§ **Exercise requirements**
Print the listing from its top line through the line containing "import seaborn as sns", nothing more, and leave out the pictures.

§ **Supplied data**
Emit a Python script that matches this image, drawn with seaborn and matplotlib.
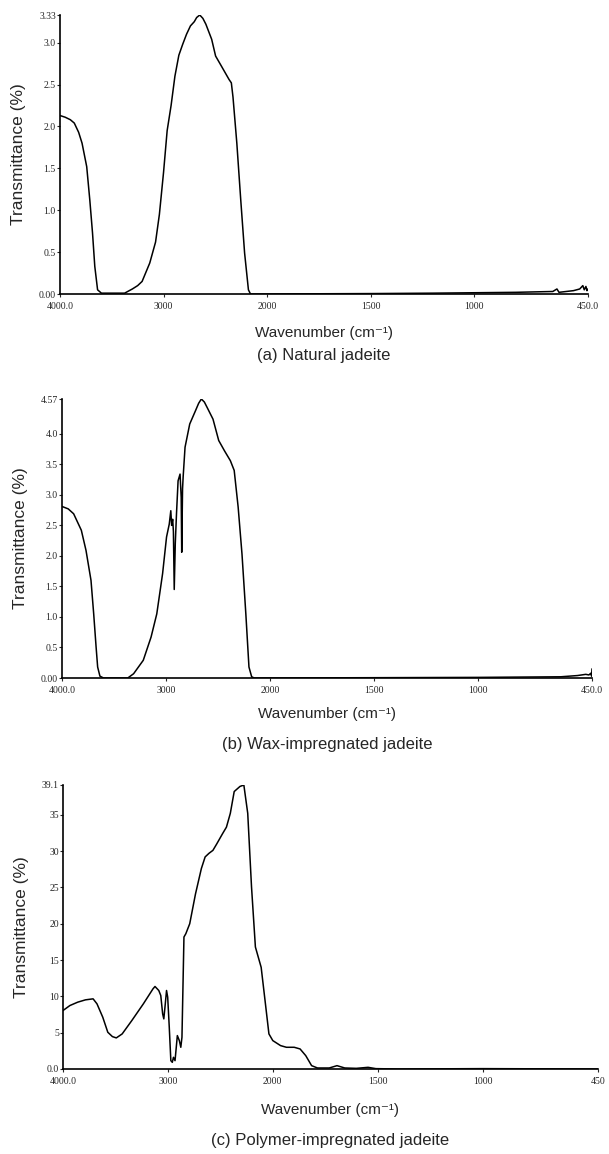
import numpy as np
import pandas as pd
import matplotlib
matplotlib.use("Agg")
import matplotlib.pyplot as plt
import seaborn as sns

# (a) Natural jadeite - wavenumber (cm-1) and transmittance (%)
wn_a = [4000, 3950, 3900, 3862, 3820, 3787, 3742, 3712, 3686, 3664, 3637, 3600,
        3376, 3301, 3250, 3207, 3133, 3077, 3040, 3000, 2965, 2927, 2890, 2852,
        2815, 2778, 2740, 2703, 2680, 2650, 2620, 2591, 2535, 2497, 2441, 2367,
        2345, 2329, 2292, 2254, 2217, 2180, 2160,
        2100, 1500, 1200, 1000, 800, 620, 600, 590, 520, 490, 475, 468, 460, 455, 450]
tr_a = [2.13, 2.11, 2.08, 2.04, 1.93, 1.80, 1.52, 1.12, 0.73, 0.33, 0.05, 0.01,
        0.01, 0.06, 0.10, 0.15, 0.37, 0.62, 0.95, 1.45, 1.95, 2.25, 2.60, 2.85,
        2.98, 3.10, 3.20, 3.25, 3.30, 3.33, 3.29, 3.22, 3.04, 2.84, 2.72, 2.56,
        2.52, 2.35, 1.80, 1.12, 0.49, 0.05, 0.0,
        0.0, 0.005, 0.01, 0.015, 0.02, 0.03, 0.06, 0.02, 0.04, 0.06, 0.10, 0.05, 0.09, 0.04, 0.06]

# (b) Wax-impregnated jadeite
wn_b = [4000, 3940, 3888, 3814, 3769, 3721, 3695, 3672, 3657, 3635, 3600, 3367,
        3311, 3218, 3143, 3088, 3032, 2994, 2968, 2953, 2945, 2935, 2928, 2920,
        2910, 2898, 2883, 2864, 2853, 2848, 2840, 2834, 2816, 2771, 2715, 2685,
        2659, 2630, 2603, 2547, 2492, 2436, 2380, 2343, 2305, 2268, 2231, 2201,
        2175, 2150, 1500, 1000, 600, 520, 480, 465, 455, 452, 450]
tr_b = [2.81, 2.77, 2.69, 2.42, 2.09, 1.60, 1.05, 0.51, 0.18, 0.03, 0.0, 0.0,
        0.07, 0.29, 0.67, 1.05, 1.71, 2.31, 2.52, 2.74, 2.50, 2.60, 2.40, 1.45,
        2.20, 2.70, 3.23, 3.34, 2.96, 2.06, 3.10, 3.30, 3.78, 4.16, 4.38, 4.50,
        4.57, 4.52, 4.43, 4.24, 3.89, 3.72, 3.56, 3.40, 2.80, 2.03, 1.05, 0.18,
        0.02, 0.0, 0.005, 0.01, 0.02, 0.04, 0.06, 0.05, 0.08, 0.03, 0.15]

# (c) Polymer-impregnated jadeite
wn_c = [4000, 3934, 3860, 3786, 3713, 3676, 3621, 3573, 3529, 3492, 3436, 3344,
        3234, 3142, 3123, 3087, 3068, 3050, 3039, 3028, 3013, 3002, 2987, 2972,
        2958, 2947, 2932, 2910, 2891, 2877, 2866, 2847, 2829, 2792, 2737, 2681,
        2645, 2608, 2571, 2534, 2479, 2442, 2405, 2368, 2313, 2276, 2239, 2203,
        2166, 2111, 2074, 2037, 2000, 1963, 1935, 1898, 1870, 1843, 1815, 1787,
        1731, 1694, 1657, 1602, 1546, 1509, 1400, 1000, 450]
tr_c = [8.05, 8.74, 9.2, 9.52, 9.66, 8.97, 7.13, 5.06, 4.46, 4.28, 4.83, 6.67,
        8.97, 11.04, 11.36, 10.81, 10.12, 7.59, 6.9, 8.51, 10.81, 9.89, 5.75, 1.15,
        0.92, 1.61, 1.15, 4.6, 3.91, 2.99, 4.37, 18.17, 18.63, 20.0, 24.1, 27.6,
        29.2, 29.7, 30.1, 31.0, 32.4, 33.3, 35.2, 38.2, 38.9, 39.1, 35.2, 25.1,
        16.8, 14.0, 9.43, 4.83, 3.91, 3.22, 2.99, 2.99, 2.76, 1.84, 0.46, 0.14,
        0.14, 0.46, 0.14, 0.09, 0.23, 0.05, 0.0, 0.05, 0.0]

x_ticks = [4000, 3000, 2000, 1500, 1000, 450]
x_labels_a = ["4000.0", "3000", "2000", "1500", "1000", "450.0"]
x_labels_b = ["4000.0", "3000", "2000", "1500", "1000", "450.0"]
x_labels_c = ["4000.0", "3000", "2000", "1500", "1000", "450"]

y_ticks_a = [0, 0.5, 1.0, 1.5, 2.0, 2.5, 3.0, 3.33]
y_labels_a = ["0.00", "0.5", "1.0", "1.5", "2.0", "2.5", "3.0", "3.33"]
y_ticks_b = [0, 0.5, 1.0, 1.5, 2.0, 2.5, 3.0, 3.5, 4.0, 4.57]
y_labels_b = ["0.00", "0.5", "1.0", "1.5", "2.0", "2.5", "3.0", "3.5", "4.0", "4.57"]
y_ticks_c = [0, 5, 10, 15, 20, 25, 30, 35, 39.1]
y_labels_c = ["0.0", "5", "10", "15", "20", "25", "30", "35", "39.1"]

captions = ["(a) Natural jadeite", "(b) Wax-impregnated jadeite",
            "(c) Polymer-impregnated jadeite"]

sns.set_style("ticks")
plt.rcParams["font.family"] = ["Liberation Sans", "DejaVu Sans"]


# spectrometer scale: region below 2000 cm-1 is expanded two times
def fwd(w):
    w = np.asarray(w, dtype=float)
    return np.where(w >= 2000, w, 2 * w - 2000)


def inv(u):
    u = np.asarray(u, dtype=float)
    return np.where(u >= 2000, u, (u + 2000) / 2)


W, H = 609, 1154
fig = plt.figure(figsize=(W / 100, H / 100), dpi=100)

# pixel boxes: left, right, top, bottom, xlabel y, caption y
boxes = [
    (60, 588, 15, 294, 333, 355),
    (62, 592, 399, 678, 714, 745),
    (63, 598, 785, 1069, 1110, 1141),
]
series = [
    (wn_a, tr_a, x_labels_a, y_ticks_a, y_labels_a),
    (wn_b, tr_b, x_labels_b, y_ticks_b, y_labels_b),
    (wn_c, tr_c, x_labels_c, y_ticks_c, y_labels_c),
]

for (l, r, t, b, xl_y, cap_y), (wn, tr, xlab, yt, ylab), cap in zip(boxes, series, captions):
    ax = fig.add_axes([l / W, 1 - b / H, (r - l) / W, (b - t) / H])
    df = pd.DataFrame({"wn": wn, "tr": tr})
    sns.lineplot(data=df, x="wn", y="tr", ax=ax, color="black", lw=1.1,
                 sort=False, estimator=None)
    ax.set_xscale("function", functions=(fwd, inv))
    ax.set_xlim(4000, 450)
    ax.set_ylim(0, yt[-1])
    ax.set_xticks(x_ticks)
    ax.set_xticklabels(xlab, family="Liberation Serif", fontsize=7)
    ax.set_yticks(yt)
    ax.set_yticklabels(ylab, family="Liberation Serif", fontsize=7)
    ax.minorticks_off()
    ax.tick_params(axis="x", direction="out", length=2.5, width=0.8, pad=3)
    ax.tick_params(axis="y", direction="out", length=2, width=0.8, pad=1)
    sns.despine(ax=ax)
    for s in ["left", "bottom"]:
        ax.spines[s].set_linewidth(1.2)
        ax.spines[s].set_color("black")
    ax.set_xlabel("")
    ax.set_ylabel("Transmittance (%)", fontsize=12.5, labelpad=9)
    fig.text((l + r) / 2 / W, 1 - xl_y / H, "Wavenumber (cm⁻¹)", fontsize=11,
             ha="center", va="center")
    fig.text((l + r) / 2 / W, 1 - cap_y / H, cap, fontsize=12,
             ha="center", va="center")

plt.savefig("out.png", dpi=100)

§ **Expected answer**
Emit a Python script that matches this image, drawn with seaborn and matplotlib.
import numpy as np
import pandas as pd
import matplotlib
matplotlib.use("Agg")
import matplotlib.pyplot as plt
import seaborn as sns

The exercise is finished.